# Short problem
Print exactly the lines running from the one that holds "Emit a LaTeX" through the one that holds "(0,0) rectangle (1560,832);", please, and leave the pictures out.

# Supplied entries
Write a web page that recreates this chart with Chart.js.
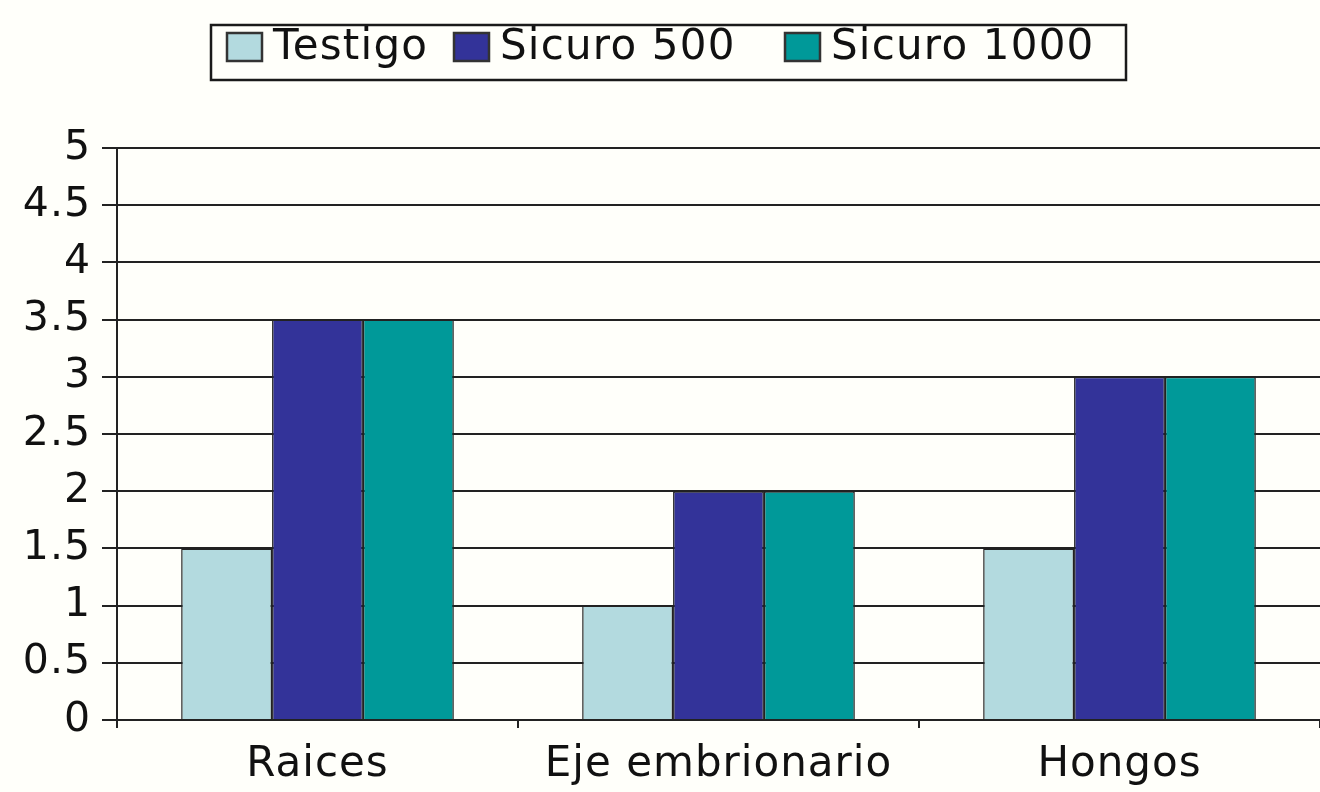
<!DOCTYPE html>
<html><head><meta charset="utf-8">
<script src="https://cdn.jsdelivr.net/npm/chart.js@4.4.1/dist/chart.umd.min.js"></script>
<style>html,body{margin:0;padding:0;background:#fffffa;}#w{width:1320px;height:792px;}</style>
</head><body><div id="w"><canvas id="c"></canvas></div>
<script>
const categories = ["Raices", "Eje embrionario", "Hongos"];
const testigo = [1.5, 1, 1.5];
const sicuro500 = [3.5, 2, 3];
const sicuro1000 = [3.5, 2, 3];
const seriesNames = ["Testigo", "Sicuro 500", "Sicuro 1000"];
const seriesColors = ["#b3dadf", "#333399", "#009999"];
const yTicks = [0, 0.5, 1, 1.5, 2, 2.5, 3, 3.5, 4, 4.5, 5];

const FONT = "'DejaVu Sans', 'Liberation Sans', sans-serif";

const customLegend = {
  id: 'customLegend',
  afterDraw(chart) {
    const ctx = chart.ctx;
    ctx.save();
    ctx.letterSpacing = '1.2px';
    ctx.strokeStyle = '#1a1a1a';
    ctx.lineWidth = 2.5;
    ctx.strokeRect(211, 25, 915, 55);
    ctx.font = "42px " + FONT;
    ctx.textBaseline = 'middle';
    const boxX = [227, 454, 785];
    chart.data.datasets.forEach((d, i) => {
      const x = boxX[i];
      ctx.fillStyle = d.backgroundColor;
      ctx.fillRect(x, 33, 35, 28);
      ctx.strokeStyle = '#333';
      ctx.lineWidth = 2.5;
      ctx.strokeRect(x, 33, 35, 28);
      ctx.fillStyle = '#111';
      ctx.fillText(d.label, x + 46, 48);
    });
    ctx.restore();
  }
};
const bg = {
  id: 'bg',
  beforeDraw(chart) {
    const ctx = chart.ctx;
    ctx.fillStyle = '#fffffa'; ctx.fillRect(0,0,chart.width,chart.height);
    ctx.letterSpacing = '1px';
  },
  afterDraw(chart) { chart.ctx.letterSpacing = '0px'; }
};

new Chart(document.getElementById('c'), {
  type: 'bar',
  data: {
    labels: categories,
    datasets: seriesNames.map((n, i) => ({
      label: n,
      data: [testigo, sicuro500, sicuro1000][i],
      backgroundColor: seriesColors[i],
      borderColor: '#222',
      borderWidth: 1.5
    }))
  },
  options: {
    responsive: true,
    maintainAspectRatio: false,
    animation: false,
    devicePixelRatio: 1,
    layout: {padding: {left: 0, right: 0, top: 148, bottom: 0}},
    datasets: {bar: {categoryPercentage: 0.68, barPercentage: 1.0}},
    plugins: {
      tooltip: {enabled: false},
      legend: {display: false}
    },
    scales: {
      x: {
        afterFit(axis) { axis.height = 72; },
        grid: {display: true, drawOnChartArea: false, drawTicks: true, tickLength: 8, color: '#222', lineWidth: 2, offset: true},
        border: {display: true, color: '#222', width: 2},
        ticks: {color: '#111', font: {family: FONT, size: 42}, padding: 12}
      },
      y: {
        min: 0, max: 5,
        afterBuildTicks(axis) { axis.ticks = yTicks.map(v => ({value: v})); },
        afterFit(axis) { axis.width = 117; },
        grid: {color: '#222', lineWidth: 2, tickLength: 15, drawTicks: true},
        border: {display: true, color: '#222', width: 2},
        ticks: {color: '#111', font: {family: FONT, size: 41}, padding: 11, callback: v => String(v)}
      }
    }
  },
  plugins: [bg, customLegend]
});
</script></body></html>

...

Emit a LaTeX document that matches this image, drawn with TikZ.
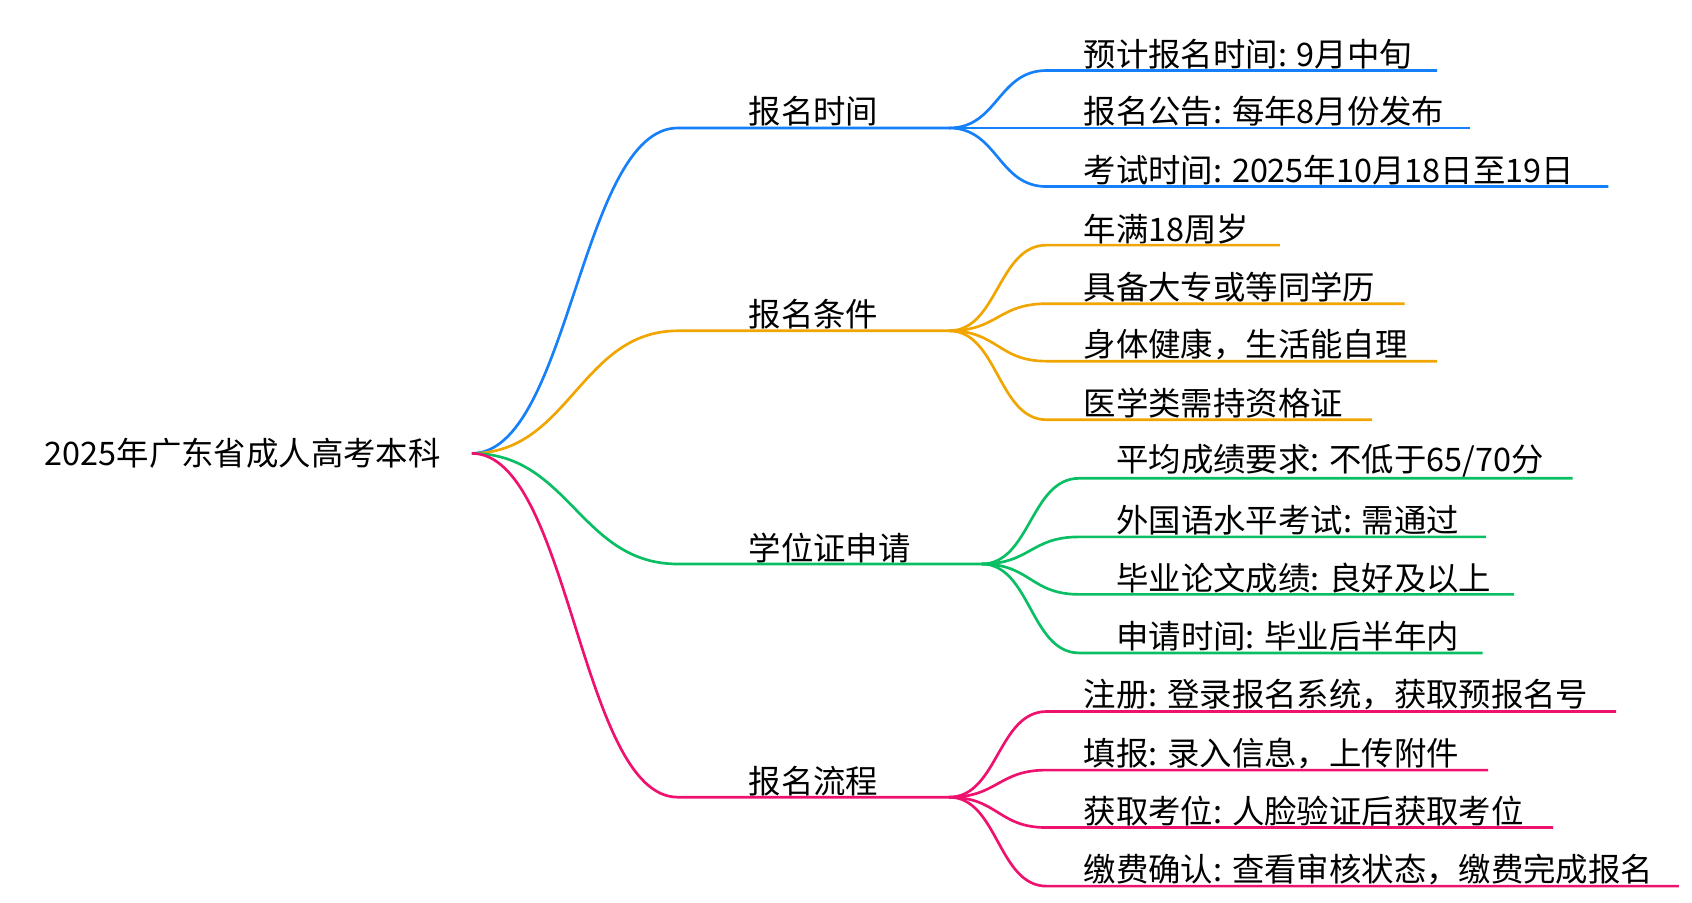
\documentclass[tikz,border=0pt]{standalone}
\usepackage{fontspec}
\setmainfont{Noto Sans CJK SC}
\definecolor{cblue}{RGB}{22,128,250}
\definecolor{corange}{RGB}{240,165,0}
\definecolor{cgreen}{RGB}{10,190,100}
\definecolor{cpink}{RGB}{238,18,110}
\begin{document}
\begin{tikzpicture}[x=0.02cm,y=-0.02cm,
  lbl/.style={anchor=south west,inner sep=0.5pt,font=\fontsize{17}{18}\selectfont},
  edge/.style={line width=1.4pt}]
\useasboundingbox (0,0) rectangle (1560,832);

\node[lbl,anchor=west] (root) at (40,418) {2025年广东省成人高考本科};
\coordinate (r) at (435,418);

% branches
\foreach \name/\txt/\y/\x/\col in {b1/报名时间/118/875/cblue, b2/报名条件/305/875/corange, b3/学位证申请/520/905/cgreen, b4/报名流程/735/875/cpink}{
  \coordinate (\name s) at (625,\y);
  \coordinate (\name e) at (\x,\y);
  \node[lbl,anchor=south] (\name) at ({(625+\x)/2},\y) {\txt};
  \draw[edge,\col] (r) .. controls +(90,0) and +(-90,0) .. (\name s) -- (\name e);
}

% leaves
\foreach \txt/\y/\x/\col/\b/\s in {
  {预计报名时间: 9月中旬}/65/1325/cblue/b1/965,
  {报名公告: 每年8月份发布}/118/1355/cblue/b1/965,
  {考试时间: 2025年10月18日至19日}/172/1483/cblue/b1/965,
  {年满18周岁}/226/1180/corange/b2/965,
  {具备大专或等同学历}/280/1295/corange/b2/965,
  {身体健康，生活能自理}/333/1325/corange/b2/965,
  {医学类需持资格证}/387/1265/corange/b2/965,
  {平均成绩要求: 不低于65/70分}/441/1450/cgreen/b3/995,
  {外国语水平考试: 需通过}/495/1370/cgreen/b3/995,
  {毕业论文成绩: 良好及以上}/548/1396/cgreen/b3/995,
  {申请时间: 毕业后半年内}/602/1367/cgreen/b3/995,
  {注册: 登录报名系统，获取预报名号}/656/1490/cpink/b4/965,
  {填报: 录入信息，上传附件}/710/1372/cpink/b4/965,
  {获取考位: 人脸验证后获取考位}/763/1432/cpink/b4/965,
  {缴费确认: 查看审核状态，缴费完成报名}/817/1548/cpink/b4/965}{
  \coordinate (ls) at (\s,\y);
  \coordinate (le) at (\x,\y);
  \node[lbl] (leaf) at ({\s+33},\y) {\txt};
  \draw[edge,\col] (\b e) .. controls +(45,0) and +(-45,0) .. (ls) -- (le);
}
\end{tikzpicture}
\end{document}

# Written solution
Emit a LaTeX document that matches this image, drawn with TikZ.
\documentclass[tikz,border=0pt]{standalone}
\usepackage{fontspec}
\setmainfont{Noto Sans CJK SC}
\definecolor{cblue}{RGB}{22,128,250}
\definecolor{corange}{RGB}{240,165,0}
\definecolor{cgreen}{RGB}{10,190,100}
\definecolor{cpink}{RGB}{238,18,110}
\begin{document}
\begin{tikzpicture}[x=0.02cm,y=-0.02cm,
  lbl/.style={anchor=south west,inner sep=0.5pt,font=\fontsize{17}{18}\selectfont},
  edge/.style={line width=1.4pt}]
\useasboundingbox (0,0) rectangle (1560,832);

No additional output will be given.